Ten years ago this month the United States invaded Iraq. How much do we forget, or simply choose not to remember, in a decade gone by? As a member of the Vietnam generation, I’ve been perplexed by the collective national amnesia that so often grips the American cultural mindset.

In February and March of 2003 in the weeks leading up to the invasion of Iraq by American troops, I was carrying a hand-made plywood sign up and down the main artery that goes through Taos. Spray-painted in red and blue letters, it read simply, “NO WAR.”

There were some who drove by and honked their horn in support of my efforts to question our governmental policy of a pre-emptive strike against a foreign nation. There were also those who turned their steering wheels as if they were about to either run me off the road or see how far I would jump from their implied threat. Some yelled at me and said, “go home.” I replied, “I am home.” And of course there were those who simply drove by, cursed and then flipped me off.

The political elite of 10 years ago decided that, even though Iraq had nothing to do with the attack on the twin towers, we would launch an invasion of the country, and three months later President Bush would announce form the deck of the aircraft carrier, USS Abraham Lincoln, “Mission Accomplished.”

FYI: 15 of the 19 hijackers that flew our planes into the towers that sad day in September were from Saudi Arabia, not Iraq. And there were no weapons of mass destruction as we were told.

Unfortunately, we too often succumb to a state of fear rather than reason when waving the flag and espousing patriotic propaganda mixed with hyperbole and nationalistic arrogance.

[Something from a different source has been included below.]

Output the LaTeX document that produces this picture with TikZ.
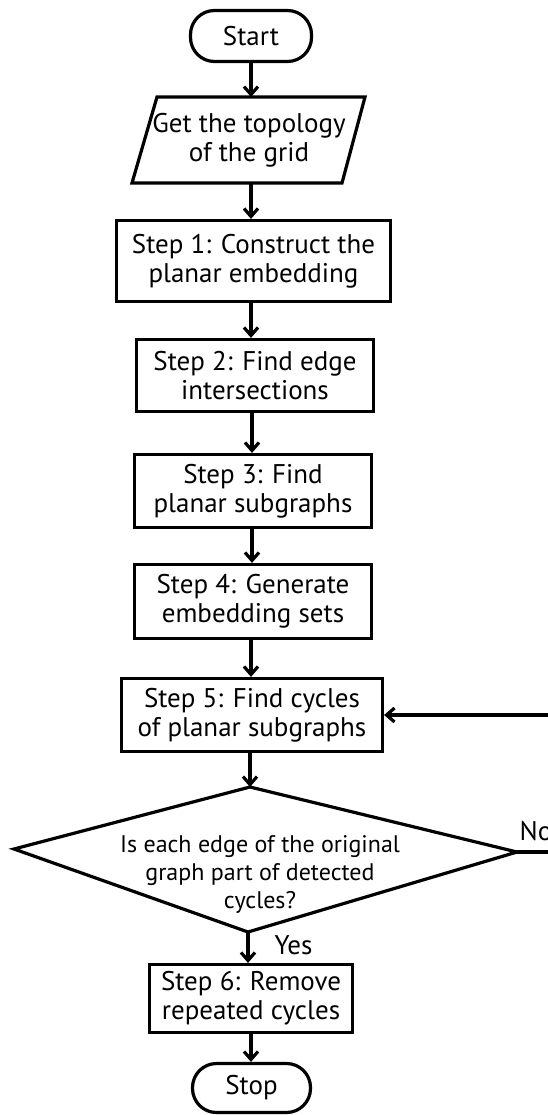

The sad reality is that 4,488 American service men and women were killed in action as a result of our war initiative. Untold thousands of Iraqi men, women and children died as well. Returning veterans continue to struggle with PTSD and other horrific injuries from the war.

Their service and sacrifice was often exemplary considering what was asked of them. On the financial side of this strategic blunder, billions of American taxpayer dollars were poured down a black hole of American hubris.

Yet today politicians continue to clamor on and on about our debt, all the while forgetting what created that deficit – waging two unnecessary wars for 10 years or more without raising the necessary revenue to pay for them.

I traveled to Washington, D.C., in March of 2007 to join with others from across the country in a demonstration against the war. As we walked toward the Pentagon and crossed the bridge near Arlington National Cemetery, I gazed at the thousands of white gravestones that line the beautiful hills of Arlington and reflected on the pain to families, service above and beyond the call of duty, and the ultimate sacrifice represented by each rounded stone.

When we gather on Memorial Day, July 4th, and Nov. 11, we need to remember the true cost of war and how and why we got there in the first place. And yes, there is that other war that continues in Afghanistan, now the longest war in our nation’s history.

Whether we’re schoolteachers, clergy, soldiers, citizens or taxpayers, we need to ask the hard and often unpopular questions that no one else may be asking before we send others to wage war.

Our Constitution and our collective conscience demand no less of us.